◆ **The task**
Figure out how many lines of the material below contain the word "that". Answer with the number only.

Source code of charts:
↓
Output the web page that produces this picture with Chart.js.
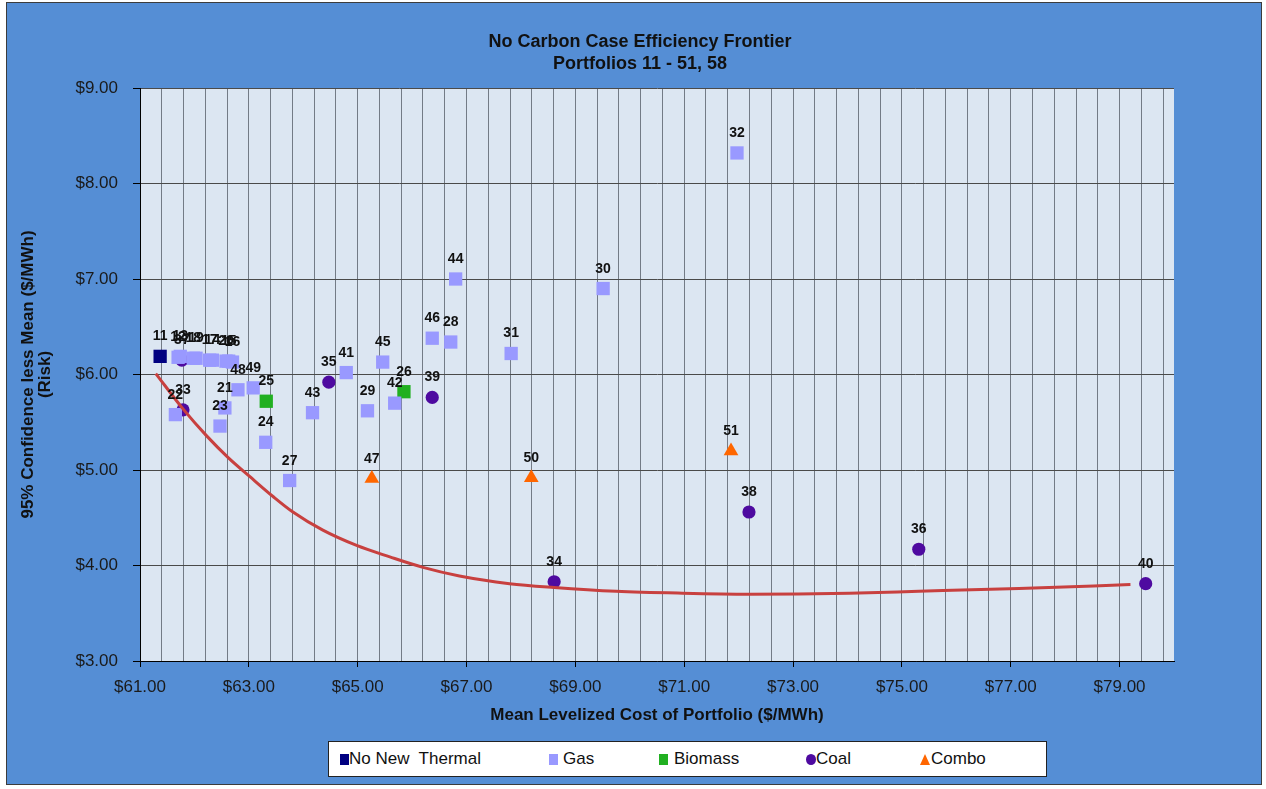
<!DOCTYPE html>
<html>
<head>
<meta charset="utf-8">
<script src="https://cdn.jsdelivr.net/npm/chart.js@4/dist/chart.umd.min.js"></script>
<style>
  body { margin: 0; background: #fff; width: 1266px; height: 789px; overflow: hidden; font-family: "Liberation Sans", Arial, sans-serif; }
  #frame { position: absolute; left: 6px; top: 2px; width: 1254px; height: 781px; background: #558ED5; border: 1px solid #3c3c3c; }
  #chart { position: absolute; left: 0; top: 0; }
  #title { position: absolute; left: 0; width: 1280px; top: 30px; text-align: center; font-weight: bold; font-size: 18px; line-height: 22px; color: #111; }
  #legend { position: absolute; left: 328px; top: 741px; width: 717px; height: 34px; background: #fff; border: 1px solid #222; }
  #legend span { position: absolute; }
  .txt { top: 0; line-height: 34px; font-size: 17px; color: #111; white-space: pre; }
</style>
</head>
<body>
<div id="frame"></div>
<canvas id="chart" width="1266" height="789"></canvas>
<div id="title">No Carbon Case Efficiency Frontier<br>Portfolios 11 - 51, 58</div>
<div id="legend">
  <span style="left:11px; top:12px; width:9px; height:11px; background:#000080"></span>
  <span class="txt" style="left:20px">No New  Thermal</span>
  <span style="left:220px; top:12px; width:9px; height:11px; background:#9999FF"></span>
  <span class="txt" style="left:234px">Gas</span>
  <span style="left:330px; top:12px; width:9px; height:11px; background:#21B021"></span>
  <span class="txt" style="left:345px">Biomass</span>
  <span style="left:477px; top:12px; width:10px; height:11px; border-radius:50%; background:#4E0AA0"></span>
  <span class="txt" style="left:487px">Coal</span>
  <span style="left:591px; top:12px; width:0; height:0; border-left:5px solid transparent; border-right:5px solid transparent; border-bottom:11px solid #FF6600"></span>
  <span class="txt" style="left:602px">Combo</span>
</div>
<script>
// portfolio points: x = mean levelized cost, y = risk
const noNewLabels = ['11'];
const noNewX = [61.37];
const noNewY = [6.19];

const gasLabels = ['12', '13', '18', '19', '17', '14', '20', '15', '16', '21', '22', '23', '24', '27',
                   '28', '29', '30', '31', '32', '41', '42', '43', '44', '45', '46', '48', '49'];
const gasX = [61.70, 61.74, 61.98, 62.03, 62.28, 62.33, 62.58, 62.63, 62.70, 62.56, 61.65, 62.47, 63.31, 63.75,
              66.71, 65.18, 69.51, 67.82, 71.97, 64.79, 65.68, 64.17, 66.80, 65.46, 66.37, 62.80, 63.08];
const gasY = [6.18, 6.19, 6.17, 6.17, 6.15, 6.15, 6.14, 6.14, 6.13, 5.65, 5.58, 5.46, 5.29, 4.89,
              6.34, 5.62, 6.90, 6.22, 8.32, 6.02, 5.70, 5.60, 7.00, 6.13, 6.38, 5.84, 5.86];

const bioLabels = ['25', '26'];
const bioX = [63.32, 65.85];
const bioY = [5.72, 5.82];

const coalLabels = ['33', '34', '35', '36', '37', '38', '39', '40'];
const coalX = [61.79, 68.61, 64.47, 75.31, 61.77, 72.19, 66.37, 79.48];
const coalY = [5.63, 3.83, 5.92, 4.17, 6.15, 4.56, 5.76, 3.81];

const comboLabels = ['47', '50', '51'];
const comboX = [65.26, 68.19, 71.86];
const comboY = [4.91, 4.92, 5.20];

// efficiency frontier trend line
const frontierX = [61.29, 61.79, 62.22, 62.62, 63.02, 63.45, 63.81, 64.36, 64.98, 65.59, 66.20, 66.87,
                   67.79, 68.61, 69.75, 70.97, 72.19, 74.03, 75.31, 77.15, 79.20];
const frontierY = [6.01, 5.64, 5.36, 5.13, 4.93, 4.72, 4.56, 4.37, 4.21, 4.09, 3.98, 3.89,
                   3.81, 3.77, 3.73, 3.71, 3.70, 3.71, 3.73, 3.76, 3.80];

const xMajorTicks = [61, 63, 65, 67, 69, 71, 73, 75, 77, 79];
const xGridStep = 0.4;
const yTicks = [3, 4, 5, 6, 7, 8, 9];

const FONT = '"Liberation Sans", Arial, sans-serif';

function pts(xs, ys) {
    return xs.map((x, i) => ({ x: x, y: ys[i] }));
}

function isMajor(v) {
    return xMajorTicks.some(m => Math.abs(m - v) < 1e-6);
}

// light plot area background
const plotBg = {
    id: 'plotBg',
    beforeDraw(chart) {
        const a = chart.chartArea;
        chart.ctx.save();
        chart.ctx.fillStyle = '#DCE6F2';
        chart.ctx.fillRect(a.left, a.top, a.right - a.left, a.bottom - a.top);
        chart.ctx.restore();
    }
};

// portfolio number above each marker
const pointLabels = {
    id: 'pointLabels',
    afterDatasetsDraw(chart) {
        const ctx = chart.ctx;
        ctx.save();
        ctx.font = 'bold 14px ' + FONT;
        ctx.fillStyle = '#111';
        ctx.textAlign = 'center';
        ctx.textBaseline = 'alphabetic';
        chart.data.datasets.forEach((ds, i) => {
            if (!ds.pointLabels) return;
            chart.getDatasetMeta(i).data.forEach((pt, j) => {
                ctx.fillText(ds.pointLabels[j], pt.x, pt.y - 16);
            });
        });
        ctx.restore();
    }
};

new Chart(document.getElementById('chart'), {
    type: 'scatter',
    data: {
        datasets: [
            {
                label: 'Frontier', type: 'line', data: pts(frontierX, frontierY), order: 0,
                borderColor: '#C8403F', borderWidth: 3, pointRadius: 0, fill: false,
                cubicInterpolationMode: 'monotone'
            },
            {
                label: 'No New Thermal', data: pts(noNewX, noNewY), pointLabels: noNewLabels, order: 1,
                pointStyle: 'rect', pointRadius: 9.4, backgroundColor: '#000080', borderWidth: 0
            },
            {
                label: 'Gas', data: pts(gasX, gasY), pointLabels: gasLabels, order: 1,
                pointStyle: 'rect', pointRadius: 9.4, backgroundColor: '#9999FF', borderWidth: 0
            },
            {
                label: 'Biomass', data: pts(bioX, bioY), pointLabels: bioLabels, order: 1,
                pointStyle: 'rect', pointRadius: 9.4, backgroundColor: '#21B021', borderWidth: 0
            },
            {
                label: 'Coal', data: pts(coalX, coalY), pointLabels: coalLabels, order: 1,
                pointStyle: 'circle', pointRadius: 6.6, backgroundColor: '#4E0AA0', borderWidth: 0
            },
            {
                label: 'Combo', data: pts(comboX, comboY), pointLabels: comboLabels, order: 1,
                pointStyle: 'triangle', pointRadius: 8.5, backgroundColor: '#FF6600', borderWidth: 0
            }
        ]
    },
    options: {
        responsive: false,
        animation: false,
        devicePixelRatio: 1,
        layout: { padding: { top: 88, right: 92, bottom: 0, left: 0 } },
        plugins: {
            legend: { display: false },
            title: { display: false },
            tooltip: { enabled: false }
        },
        scales: {
            x: {
                type: 'linear', min: 61, max: 80,
                afterBuildTicks: s => {
                    const t = [];
                    for (let v = 61; v <= 80 + 1e-6; v = Math.round((v + xGridStep) * 10) / 10) t.push({ value: v });
                    s.ticks = t;
                },
                afterFit: s => { s.height = 128; },
                ticks: {
                    autoSkip: false, maxRotation: 0, minRotation: 0, padding: 10,
                    color: '#1a1a1a', font: { size: 17, family: FONT },
                    callback: v => isMajor(v) ? '$' + v.toFixed(2) : ''
                },
                grid: {
                    color: '#737b86', lineWidth: 1, tickLength: 6,
                    tickColor: c => (c.tick && isMajor(c.tick.value)) ? '#000' : 'rgba(0,0,0,0)'
                },
                border: { color: '#000', width: 1 },
                title: {
                    display: true, text: 'Mean Levelized Cost of Portfolio ($/MWh)', color: '#111',
                    font: { size: 17, weight: 'bold', family: FONT }, padding: { top: 0, bottom: 63 }
                }
            },
            y: {
                min: 3, max: 9,
                afterBuildTicks: s => { s.ticks = yTicks.map(v => ({ value: v })); },
                afterFit: s => { s.width = 140; },
                ticks: {
                    padding: 15, color: '#1a1a1a', font: { size: 17, family: FONT },
                    callback: v => '$' + v.toFixed(2)
                },
                grid: { color: '#4a4a4a', lineWidth: 1, tickLength: 7, tickColor: '#000' },
                border: { color: '#000', width: 1 },
                title: {
                    display: true, text: ['95% Confidence less Mean ($/MWh)', '(Risk)'], color: '#111',
                    font: { size: 17, weight: 'bold', family: FONT, lineHeight: 1 }, padding: { top: 20, bottom: 0 }
                }
            }
        }
    },
    plugins: [plotBg, pointLabels]
});
</script>
</body>
</html>
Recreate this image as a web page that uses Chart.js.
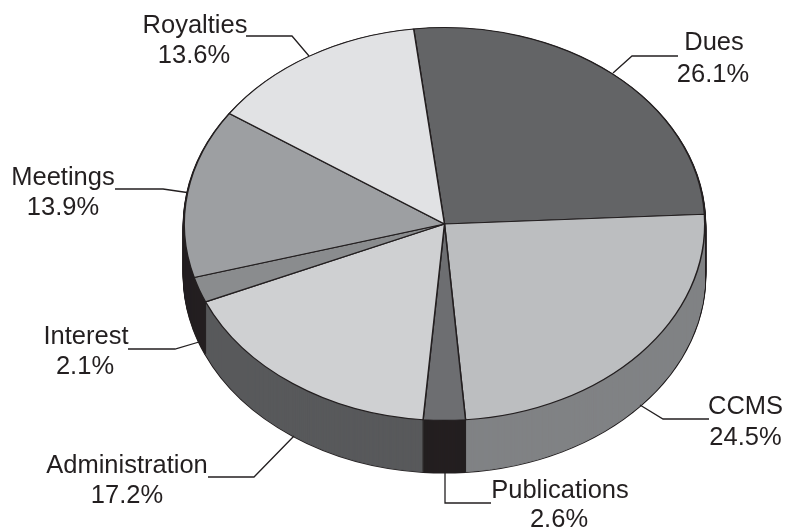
↑
◆ **Solution**
2